Has anyone used one, or better yet built one? You can see them at www.woodbug.com. If you built one, I would like to see any pics if you got them. The mill looks simple and less strenous to use than an Alaskan.

Mike


----------



## SmokinDodge (Apr 6, 2006)

Interesting setup. It looks as if you have to move the whole cant over by hand after each cut.

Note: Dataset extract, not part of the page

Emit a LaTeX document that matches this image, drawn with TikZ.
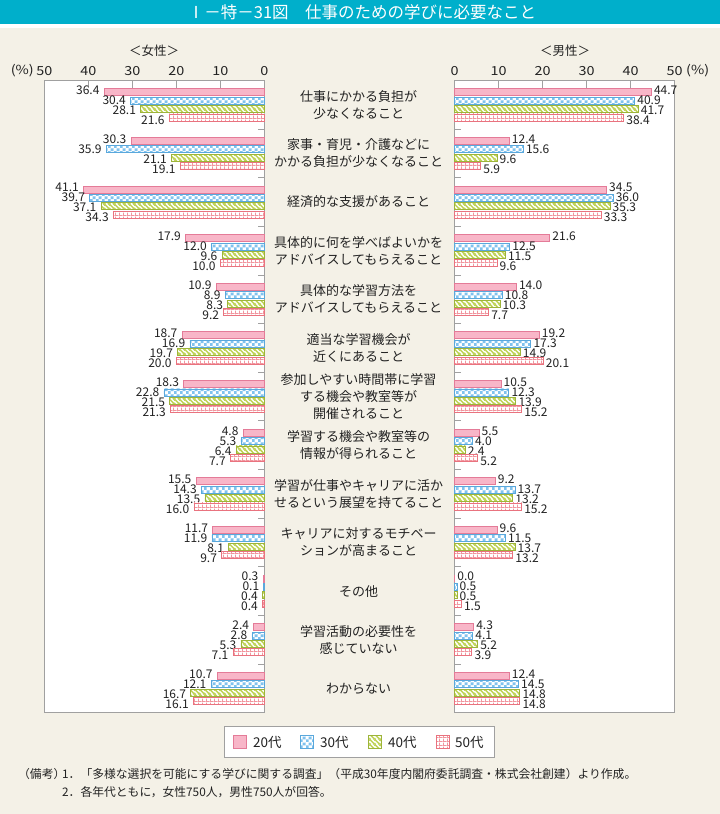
\documentclass[tikz,border=0pt]{standalone}
\usepackage{fontspec}
\setmainfont{Noto Sans CJK JP}
\newfontfamily\tickfont[FakeStretch=1.15]{Noto Sans CJK JP}
\usetikzlibrary{patterns.meta}
\definecolor{titlebg}{HTML}{00AFCB}
\definecolor{cream}{HTML}{F4F1E7}
\definecolor{pinkF}{HTML}{F8B6C8}
\definecolor{pinkD}{HTML}{E47B98}
\definecolor{blueF}{HTML}{80C2EE}
\definecolor{blueD}{HTML}{5AA8DC}
\definecolor{greenF}{HTML}{BFD356}
\definecolor{greenD}{HTML}{9DB43A}
\definecolor{redF}{HTML}{F1959E}
\definecolor{redD}{HTML}{E9737F}
\definecolor{framec}{HTML}{A0A0A0}
\definecolor{txt}{HTML}{222222}
\tikzdeclarepattern{name=chkpat, type=colored, bottom left={(0pt,0pt)}, top right={(6pt,6pt)}, tile size={(6pt,6pt)},
  code={\fill[white] (0pt,0pt) rectangle (6pt,6pt); \fill[blueF] (0pt,0pt) rectangle (3pt,3pt); \fill[blueF] (3pt,3pt) rectangle (6pt,6pt);}}
\tikzdeclarepattern{name=diagpat, type=colored, bottom left={(0pt,0pt)}, top right={(5pt,5pt)}, tile size={(5pt,5pt)},
  code={\fill[white] (0pt,0pt) rectangle (5pt,5pt);
    \draw[greenF, line width=1.7pt] (-1pt,6pt) -- (6pt,-1pt);
    \draw[greenF, line width=1.7pt] (-1pt,1pt) -- (1pt,-1pt);
    \draw[greenF, line width=1.7pt] (4pt,6pt) -- (6pt,4pt);}}
\tikzdeclarepattern{name=gridpat, type=colored, bottom left={(0pt,0pt)}, top right={(3.6pt,3.6pt)}, tile size={(3.6pt,3.6pt)},
  code={\fill[white] (0pt,0pt) rectangle (3.6pt,3.6pt); \fill[redF] (0pt,0pt) rectangle (3.6pt,1pt); \fill[redF] (0pt,0pt) rectangle (1pt,3.6pt);}}
\newcommand\wbar[5]{%
  \pgfmathsetmacro\yc{#2+(#3-1.5)*8.4}%
  \pgfmathsetmacro\yl{#2-14.5+#3*10}%
  \pgfmathsetmacro\xl{264.3-#4*4.4}%
  \path[#1] (\xl,\yc-3.5) rectangle (264.3,\yc+3.5);%
  \node[vlab,anchor=east] (#5) at (\xl-4.5,\yl) {#4};%
}
\newcommand\mbar[5]{%
  \pgfmathsetmacro\yc{#2+(#3-1.5)*8.4}%
  \pgfmathsetmacro\yl{#2-14.5+#3*10}%
  \pgfmathsetmacro\xr{454.7+#4*4.4}%
  \path[#1] (454.7,\yc-3.5) rectangle (\xr,\yc+3.5);%
  \node[vlab,anchor=west] (#5) at (\xr+2.5,\yl) {#4};%
}
\begin{document}
\begin{tikzpicture}[x=1pt,y=-1pt,
  bar0/.style={fill=pinkF, draw=pinkD, line width=0.8pt},
  bar1/.style={pattern=chkpat, draw=blueD, line width=0.8pt},
  bar2/.style={pattern=diagpat, draw=greenD, line width=0.8pt},
  bar3/.style={pattern=gridpat, draw=redD, line width=0.8pt},
  vlab/.style={font=\fontsize{12}{12}\selectfont, inner sep=0pt, text=txt, text height=8.6pt, text depth=0pt},
  ticklab/.style={font=\tickfont\fontsize{12.5}{12.5}\selectfont, inner sep=0pt, text=txt},
  catlab/.style={font=\fontsize{13}{17}\selectfont, align=center, inner sep=0pt, text=txt},
  headlab/.style={font=\fontsize{12.5}{12.5}\selectfont, inner sep=0pt, text=txt},
  leglab/.style={font=\fontsize{13.5}{13.5}\selectfont, inner sep=0pt, text=txt, anchor=west},
  notelab/.style={font=\fontsize{11.8}{11.8}\selectfont, inner sep=0pt, text=txt, anchor=west},
  framebox/.style={draw=framec, line width=0.9pt, fill=white},
  tickline/.style={draw=framec, line width=0.9pt}]
\useasboundingbox (0,0) rectangle (720,814);
\fill[cream] (0,0) rectangle (720,814);
\fill[titlebg] (0,0) rectangle (720,24);
\fill[white] (0,24) rectangle (720,28);
\node[font=\fontsize{16.5}{16.5}\selectfont, text=white, inner sep=0pt] (title) at (362,12.5) {Ⅰ－特－31図　仕事のための学びに必要なこと};
% headers
\node[headlab] (hw) at (154,51) {＜女性＞};
\node[headlab] (hm) at (565,51) {＜男性＞};
% frames
\path[framebox] (44.3,80.5) rectangle (264.3,712.7);
\path[framebox] (454.7,80.5) rectangle (674.7,712.7);
% tick labels
\foreach \i in {0,...,5} {
  \pgfmathtruncatemacro\lbl{10*\i}
  \node[ticklab] (tw\i) at (264.3-44*\i,71) {\lbl};
  \node[ticklab] (tm\i) at (454.7+44*\i,71) {\lbl};
}
\foreach \i in {1,...,4} {
  \path[tickline] (264.3-44*\i,80.5) -- (264.3-44*\i,87.5);
  \path[tickline] (454.7+44*\i,80.5) -- (454.7+44*\i,87.5);
}
\node[ticklab, anchor=east] (pw) at (34,71) {(\%)};
\node[ticklab, anchor=west] (pm) at (686,71) {(\%)};
% group boundary ticks
\foreach \i in {1,...,12} {
  \path[tickline] (258,80.5+48.632*\i) -- (264.3,80.5+48.632*\i);
  \path[tickline] (454.7,80.5+48.632*\i) -- (461,80.5+48.632*\i);
}
% women bars
\foreach [count=\g from 0] \va/\vb/\vc/\vd in {36.4/30.4/28.1/21.6, 30.3/35.9/21.1/19.1, 41.1/39.7/37.1/34.3, 17.9/12.0/9.6/10.0, 10.9/8.9/8.3/9.2, 18.7/16.9/19.7/20.0, 18.3/22.8/21.5/21.3, 4.8/5.3/6.4/7.7, 15.5/14.3/13.5/16.0, 11.7/11.9/8.1/9.7, 0.3/0.1/0.4/0.4, 2.4/2.8/5.3/7.1, 10.7/12.1/16.7/16.1} {
  \pgfmathsetmacro\gc{80.5+48.632*(\g+0.5)}
  \wbar{bar0}{\gc}{0}{\va}{wa\g}
  \wbar{bar1}{\gc}{1}{\vb}{wb\g}
  \wbar{bar2}{\gc}{2}{\vc}{wc\g}
  \wbar{bar3}{\gc}{3}{\vd}{wd\g}
}
% men bars
\foreach [count=\g from 0] \va/\vb/\vc/\vd in {44.7/40.9/41.7/38.4, 12.4/15.6/9.6/5.9, 34.5/36.0/35.3/33.3, 21.6/12.5/11.5/9.6, 14.0/10.8/10.3/7.7, 19.2/17.3/14.9/20.1, 10.5/12.3/13.9/15.2, 5.5/4.0/2.4/5.2, 9.2/13.7/13.2/15.2, 9.6/11.5/13.7/13.2, 0.0/0.5/0.5/1.5, 4.3/4.1/5.2/3.9, 12.4/14.5/14.8/14.8} {
  \pgfmathsetmacro\gc{80.5+48.632*(\g+0.5)}
  \mbar{bar0}{\gc}{0}{\va}{ma\g}
  \mbar{bar1}{\gc}{1}{\vb}{mb\g}
  \mbar{bar2}{\gc}{2}{\vc}{mc\g}
  \mbar{bar3}{\gc}{3}{\vd}{md\g}
}
% category labels
\foreach [count=\g from 0] \lab in {{仕事にかかる負担が\\少なくなること}, {家事・育児・介護などに\\かかる負担が少なくなること}, {経済的な支援があること}, {具体的に何を学べばよいかを\\アドバイスしてもらえること}, {具体的な学習方法を\\アドバイスしてもらえること}, {適当な学習機会が\\近くにあること}, {参加しやすい時間帯に学習\\する機会や教室等が\\開催されること}, {学習する機会や教室等の\\情報が得られること}, {学習が仕事やキャリアに活か\\せるという展望を持てること}, {キャリアに対するモチベー\\ションが高まること}, {その他}, {学習活動の必要性を\\感じていない}, {わからない}} {
  \pgfmathsetmacro\gc{80.5+48.632*(\g+0.5)}
  \node[catlab] (cat\g) at (358.5,\gc) {\lab};
}
% legend
\path[framebox] (224,726) rectangle (494,757);
\path[bar0] (233.5,735.5) rectangle (246.5,748.5);
\node[leglab] (l0) at (253,742) {20代};
\path[bar1] (300.5,735.5) rectangle (313.5,748.5);
\node[leglab] (l1) at (320,742) {30代};
\path[bar2] (368,735.5) rectangle (381,748.5);
\node[leglab] (l2) at (388,742) {40代};
\path[bar3] (436,735.5) rectangle (449,748.5);
\node[leglab] (l3) at (455,742) {50代};
% notes
\node[notelab] (n0) at (18,774) {（備考）};
\node[notelab] (n1) at (62,774) {1．「多様な選択を可能にする学びに関する調査」（平成30年度内閣府委託調査・株式会社創建）より作成。};
\node[notelab] (n2) at (62,792) {2．各年代ともに，女性750人，男性750人が回答。};
\end{tikzpicture}
\end{document}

Could be wrong though, first time for everything. :greenchainsaw:


----------



## BIG JAKE (Apr 7, 2006)

*Refueling?*

Couple of things I wonder about is ease of refueling/oil. All the chip discharge goes to the bottom so a little shoveling there to clean out excess. Alaskan style neither of these are issues. Also steel isn't cheap these days. I'll bet it does roll easy on those rails though.


----------



## rb_in_va (Apr 7, 2006)

casey,
I used to have the Woodbug video. I have since moved so I don't know what happened to it. It looks like a nice, simple mill. You can request one from the site. In the video it shows the mill builder's wife running the mill. She loads the log onto it, sets up the mill, starts the saw, and pushes it down the mill with one hand. The video is worth it just to see the sharpening techniques. Later, Roger.


----------



## MotorSeven (Apr 16, 2006)

Casey,

In my quest for a carriage chainsaw mill i ended up with both the Woodbug and the HudSon. I bought a used Hudson on ebay, and while searching for a 066/660-088/880 i found a used 066 that came with a Woodbug....and the price was right. I haven't used the Woodbug yet, but it appears that it will be a better design for milling 6x6 ERC logs for my house. The reason is that the Woodbug uses fixed stops, the log can be cut with less flipping and moving, and with a 3rd section it will cut to 27'. The Hudson uses a horizontal mounted bar with a crank system...it may be tedious to make repetive sized beams/logs due to this crank adjustment. The Hudson comes in 2-7' (cuts to 12')sections, however it is 3x3 angle and building longer track would be rather simple. 
I could only get one mill up to my place(this trip) in TN where i was working on an old shed. I used the Hudson to cut 2 16' ERC posts. I had to let the smaller end hang off the track and had some trouble with it not cutting perfectly square. I only cut 2 posts, so i may have not dogged them down correctly, or their length may have thrown things off, but for whatever reason the beams were both slightly out of square. I think that the Hudson would work much better as a slabber where one doesn't have to flip the log as much....just keep cranking down to the next slab thickness. I will withhold final judgment until July when i can get the Woodbug up there and run some wood thru it. 
As far as building one, it can be done, but you may want to buy the the unique stops and dogs. The frame is just angle, but i woulddn't want to build one without having an original to measure and "coon finger". 

Jake,

The Woodbug's roller saw carriage detaches very easily from the frame allowing re-fueling/sharpening/storage. And no they ain't cheap, specially if you had to pay shipping and duty into the US . 

RD


----------



## carvinmark (Apr 16, 2006)

*Red cedar*

Man ,that is sure pretty wood,thanks motorseven for the pics


----------



## MotorSeven (Apr 16, 2006)

Carvinmark,

The cedar was deadfall, it just amazes me how beautifull the inside of these logs are on the inside even after many years on the ground. When it was first slabbed the colors were brilliant, but, it actually started to fade soon after. I guess a little sanding and sealant will bring it back. With the walls 10' high out of this stuff, everything else in the house will have to be a contrasting light color, or the red may just jump off the wall and smack you in the face  

RD


----------



## carvinmark (Apr 17, 2006)

*Red cedar*

I have used some red cedar,it is very bright at first but it turns brown,even with clear,but it is still neat stuff. I can only buy cants from the Amish and they are like sawing Oak.We have white cedar locally and that is like sawing butter...Mark


----------